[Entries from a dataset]
+-------+
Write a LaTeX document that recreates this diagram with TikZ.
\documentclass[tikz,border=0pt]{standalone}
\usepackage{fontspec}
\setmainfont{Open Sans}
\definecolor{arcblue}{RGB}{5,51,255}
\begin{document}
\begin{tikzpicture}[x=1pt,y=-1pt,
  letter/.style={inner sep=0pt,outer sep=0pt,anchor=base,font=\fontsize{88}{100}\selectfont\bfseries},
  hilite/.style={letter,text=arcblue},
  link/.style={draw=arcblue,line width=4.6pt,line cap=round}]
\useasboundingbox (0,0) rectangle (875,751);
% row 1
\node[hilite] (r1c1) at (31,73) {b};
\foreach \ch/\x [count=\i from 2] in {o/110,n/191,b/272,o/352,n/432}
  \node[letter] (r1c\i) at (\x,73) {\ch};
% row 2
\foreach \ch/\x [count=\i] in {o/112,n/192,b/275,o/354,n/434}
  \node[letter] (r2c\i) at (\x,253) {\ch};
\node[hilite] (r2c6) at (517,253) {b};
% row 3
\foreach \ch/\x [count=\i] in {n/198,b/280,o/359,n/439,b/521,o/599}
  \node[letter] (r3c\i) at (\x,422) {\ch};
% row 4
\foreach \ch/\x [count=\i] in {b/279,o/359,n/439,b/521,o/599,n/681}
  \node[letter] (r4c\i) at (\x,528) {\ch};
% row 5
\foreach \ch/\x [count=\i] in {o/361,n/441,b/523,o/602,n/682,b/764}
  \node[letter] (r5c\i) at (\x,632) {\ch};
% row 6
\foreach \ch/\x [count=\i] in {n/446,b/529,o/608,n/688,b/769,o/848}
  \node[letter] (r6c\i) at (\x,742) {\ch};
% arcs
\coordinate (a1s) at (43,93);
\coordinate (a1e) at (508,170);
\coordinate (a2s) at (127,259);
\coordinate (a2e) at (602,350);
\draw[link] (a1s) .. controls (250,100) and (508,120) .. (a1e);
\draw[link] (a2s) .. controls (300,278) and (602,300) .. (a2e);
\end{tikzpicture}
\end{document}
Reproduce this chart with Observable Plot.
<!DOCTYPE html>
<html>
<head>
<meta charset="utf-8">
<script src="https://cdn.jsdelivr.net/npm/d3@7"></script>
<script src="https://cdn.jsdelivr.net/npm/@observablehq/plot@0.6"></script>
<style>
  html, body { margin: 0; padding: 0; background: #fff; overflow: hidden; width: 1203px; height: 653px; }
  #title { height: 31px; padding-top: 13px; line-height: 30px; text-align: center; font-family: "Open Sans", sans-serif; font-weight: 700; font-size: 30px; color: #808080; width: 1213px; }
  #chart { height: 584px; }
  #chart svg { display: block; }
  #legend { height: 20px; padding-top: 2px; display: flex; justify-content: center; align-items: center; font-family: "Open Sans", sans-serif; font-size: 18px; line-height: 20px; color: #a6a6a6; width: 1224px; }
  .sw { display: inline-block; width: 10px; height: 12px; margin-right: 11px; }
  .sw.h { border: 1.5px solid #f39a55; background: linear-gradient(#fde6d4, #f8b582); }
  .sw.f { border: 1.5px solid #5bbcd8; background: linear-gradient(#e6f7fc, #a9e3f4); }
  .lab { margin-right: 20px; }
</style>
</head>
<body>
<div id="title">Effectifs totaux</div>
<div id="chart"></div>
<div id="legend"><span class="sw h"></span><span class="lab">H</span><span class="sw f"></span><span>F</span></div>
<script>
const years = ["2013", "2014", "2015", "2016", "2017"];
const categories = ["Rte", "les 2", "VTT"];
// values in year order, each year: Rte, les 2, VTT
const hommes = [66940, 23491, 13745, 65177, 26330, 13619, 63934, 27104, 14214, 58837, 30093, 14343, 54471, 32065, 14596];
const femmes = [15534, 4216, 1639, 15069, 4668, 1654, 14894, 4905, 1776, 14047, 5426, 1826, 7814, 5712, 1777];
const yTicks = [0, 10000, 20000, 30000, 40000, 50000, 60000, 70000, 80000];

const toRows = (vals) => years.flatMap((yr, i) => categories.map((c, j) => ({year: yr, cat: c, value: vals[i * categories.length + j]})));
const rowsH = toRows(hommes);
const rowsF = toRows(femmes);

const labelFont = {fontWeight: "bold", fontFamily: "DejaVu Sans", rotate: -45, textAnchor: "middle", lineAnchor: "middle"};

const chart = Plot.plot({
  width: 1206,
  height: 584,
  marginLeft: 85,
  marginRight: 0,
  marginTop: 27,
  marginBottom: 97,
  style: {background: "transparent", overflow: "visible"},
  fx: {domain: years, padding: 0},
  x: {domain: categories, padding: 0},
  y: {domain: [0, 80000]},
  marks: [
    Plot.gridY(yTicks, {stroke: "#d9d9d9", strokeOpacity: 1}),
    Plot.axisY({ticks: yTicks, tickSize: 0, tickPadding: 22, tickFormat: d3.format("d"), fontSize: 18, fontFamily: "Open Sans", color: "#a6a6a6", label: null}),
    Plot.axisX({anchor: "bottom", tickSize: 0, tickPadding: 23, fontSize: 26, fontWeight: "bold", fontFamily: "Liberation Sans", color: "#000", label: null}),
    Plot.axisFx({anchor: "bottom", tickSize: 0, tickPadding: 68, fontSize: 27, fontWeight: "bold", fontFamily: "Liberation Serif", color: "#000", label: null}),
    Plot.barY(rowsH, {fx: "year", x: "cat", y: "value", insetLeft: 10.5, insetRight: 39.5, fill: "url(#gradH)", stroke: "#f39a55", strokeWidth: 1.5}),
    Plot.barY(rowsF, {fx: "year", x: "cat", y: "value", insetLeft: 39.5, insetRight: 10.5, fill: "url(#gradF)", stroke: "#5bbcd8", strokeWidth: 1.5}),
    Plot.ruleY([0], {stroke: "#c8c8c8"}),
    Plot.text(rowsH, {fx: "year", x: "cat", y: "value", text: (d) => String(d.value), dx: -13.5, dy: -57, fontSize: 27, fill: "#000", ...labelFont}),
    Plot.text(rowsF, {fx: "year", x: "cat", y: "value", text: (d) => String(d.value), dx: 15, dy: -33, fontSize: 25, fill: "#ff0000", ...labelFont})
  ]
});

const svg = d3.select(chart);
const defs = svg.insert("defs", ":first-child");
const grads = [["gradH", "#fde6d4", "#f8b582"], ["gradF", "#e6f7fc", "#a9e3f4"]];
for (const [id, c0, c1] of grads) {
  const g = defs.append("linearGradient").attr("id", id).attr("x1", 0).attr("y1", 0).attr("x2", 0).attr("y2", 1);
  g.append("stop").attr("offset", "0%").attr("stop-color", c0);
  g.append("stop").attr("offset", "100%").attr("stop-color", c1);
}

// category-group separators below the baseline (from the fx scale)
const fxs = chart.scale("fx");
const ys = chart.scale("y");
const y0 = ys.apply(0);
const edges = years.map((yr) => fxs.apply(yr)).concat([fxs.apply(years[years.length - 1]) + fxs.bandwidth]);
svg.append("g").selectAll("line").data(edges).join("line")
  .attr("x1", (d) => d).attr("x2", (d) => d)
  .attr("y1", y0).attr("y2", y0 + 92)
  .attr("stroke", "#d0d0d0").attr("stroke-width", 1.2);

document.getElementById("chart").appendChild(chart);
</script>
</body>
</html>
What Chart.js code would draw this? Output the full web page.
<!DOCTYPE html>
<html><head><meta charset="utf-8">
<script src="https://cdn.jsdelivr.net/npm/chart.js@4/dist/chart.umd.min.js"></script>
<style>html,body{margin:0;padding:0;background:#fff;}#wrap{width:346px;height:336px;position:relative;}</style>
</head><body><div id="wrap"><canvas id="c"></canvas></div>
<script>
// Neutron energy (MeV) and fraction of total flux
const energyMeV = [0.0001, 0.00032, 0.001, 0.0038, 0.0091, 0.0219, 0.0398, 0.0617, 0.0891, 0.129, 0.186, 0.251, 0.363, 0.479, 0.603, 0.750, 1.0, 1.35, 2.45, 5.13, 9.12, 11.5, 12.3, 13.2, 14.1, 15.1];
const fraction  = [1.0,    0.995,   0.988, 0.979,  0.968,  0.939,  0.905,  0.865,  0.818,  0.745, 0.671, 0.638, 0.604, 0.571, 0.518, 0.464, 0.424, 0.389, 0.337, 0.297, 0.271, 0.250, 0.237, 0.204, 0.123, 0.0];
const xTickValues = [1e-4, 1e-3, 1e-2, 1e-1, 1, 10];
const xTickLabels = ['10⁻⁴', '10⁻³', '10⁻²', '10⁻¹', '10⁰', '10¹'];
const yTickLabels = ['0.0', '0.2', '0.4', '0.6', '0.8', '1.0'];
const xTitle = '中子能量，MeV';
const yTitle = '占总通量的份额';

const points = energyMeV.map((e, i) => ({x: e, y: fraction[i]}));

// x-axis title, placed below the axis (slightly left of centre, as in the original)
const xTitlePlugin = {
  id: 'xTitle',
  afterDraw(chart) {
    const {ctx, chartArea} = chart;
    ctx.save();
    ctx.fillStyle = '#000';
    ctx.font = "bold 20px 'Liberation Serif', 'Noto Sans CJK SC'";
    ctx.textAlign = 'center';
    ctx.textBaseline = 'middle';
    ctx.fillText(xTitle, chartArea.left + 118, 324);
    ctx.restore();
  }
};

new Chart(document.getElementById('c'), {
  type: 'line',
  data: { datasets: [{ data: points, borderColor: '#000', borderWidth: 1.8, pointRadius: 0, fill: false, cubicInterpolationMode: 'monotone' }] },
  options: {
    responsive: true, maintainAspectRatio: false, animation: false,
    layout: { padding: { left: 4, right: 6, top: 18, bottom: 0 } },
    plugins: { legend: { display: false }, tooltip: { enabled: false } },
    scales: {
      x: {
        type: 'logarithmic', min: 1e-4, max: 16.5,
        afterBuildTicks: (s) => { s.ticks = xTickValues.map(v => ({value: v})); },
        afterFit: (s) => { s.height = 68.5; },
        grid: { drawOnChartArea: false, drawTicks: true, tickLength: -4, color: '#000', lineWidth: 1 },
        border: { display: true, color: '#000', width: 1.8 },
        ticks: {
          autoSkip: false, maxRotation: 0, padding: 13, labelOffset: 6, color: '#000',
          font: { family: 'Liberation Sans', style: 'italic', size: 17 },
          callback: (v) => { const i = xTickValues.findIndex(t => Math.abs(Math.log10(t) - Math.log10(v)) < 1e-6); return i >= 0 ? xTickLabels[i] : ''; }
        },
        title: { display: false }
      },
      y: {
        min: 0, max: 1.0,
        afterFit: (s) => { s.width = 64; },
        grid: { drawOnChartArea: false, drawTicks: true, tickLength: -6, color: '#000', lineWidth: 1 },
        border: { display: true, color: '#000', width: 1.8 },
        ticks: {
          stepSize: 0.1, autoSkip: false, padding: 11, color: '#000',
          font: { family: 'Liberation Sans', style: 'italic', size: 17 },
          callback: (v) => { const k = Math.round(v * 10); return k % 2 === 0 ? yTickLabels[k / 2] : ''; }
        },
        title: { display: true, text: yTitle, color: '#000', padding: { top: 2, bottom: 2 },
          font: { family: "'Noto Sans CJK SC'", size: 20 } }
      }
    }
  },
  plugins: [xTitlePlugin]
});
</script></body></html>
+-------+
- Task requirements
Begin at the line that has "What Chart.js code" in the entries above; stop after the line that has "const points = energyMeV.map((e, i)". Transcribe exactly those lines and no others.

- Solution below
What Chart.js code would draw this? Output the full web page.
<!DOCTYPE html>
<html><head><meta charset="utf-8">
<script src="https://cdn.jsdelivr.net/npm/chart.js@4/dist/chart.umd.min.js"></script>
<style>html,body{margin:0;padding:0;background:#fff;}#wrap{width:346px;height:336px;position:relative;}</style>
</head><body><div id="wrap"><canvas id="c"></canvas></div>
<script>
// Neutron energy (MeV) and fraction of total flux
const energyMeV = [0.0001, 0.00032, 0.001, 0.0038, 0.0091, 0.0219, 0.0398, 0.0617, 0.0891, 0.129, 0.186, 0.251, 0.363, 0.479, 0.603, 0.750, 1.0, 1.35, 2.45, 5.13, 9.12, 11.5, 12.3, 13.2, 14.1, 15.1];
const fraction  = [1.0,    0.995,   0.988, 0.979,  0.968,  0.939,  0.905,  0.865,  0.818,  0.745, 0.671, 0.638, 0.604, 0.571, 0.518, 0.464, 0.424, 0.389, 0.337, 0.297, 0.271, 0.250, 0.237, 0.204, 0.123, 0.0];
const xTickValues = [1e-4, 1e-3, 1e-2, 1e-1, 1, 10];
const xTickLabels = ['10⁻⁴', '10⁻³', '10⁻²', '10⁻¹', '10⁰', '10¹'];
const yTickLabels = ['0.0', '0.2', '0.4', '0.6', '0.8', '1.0'];
const xTitle = '中子能量，MeV';
const yTitle = '占总通量的份额';

const points = energyMeV.map((e, i) => ({x: e, y: fraction[i]}));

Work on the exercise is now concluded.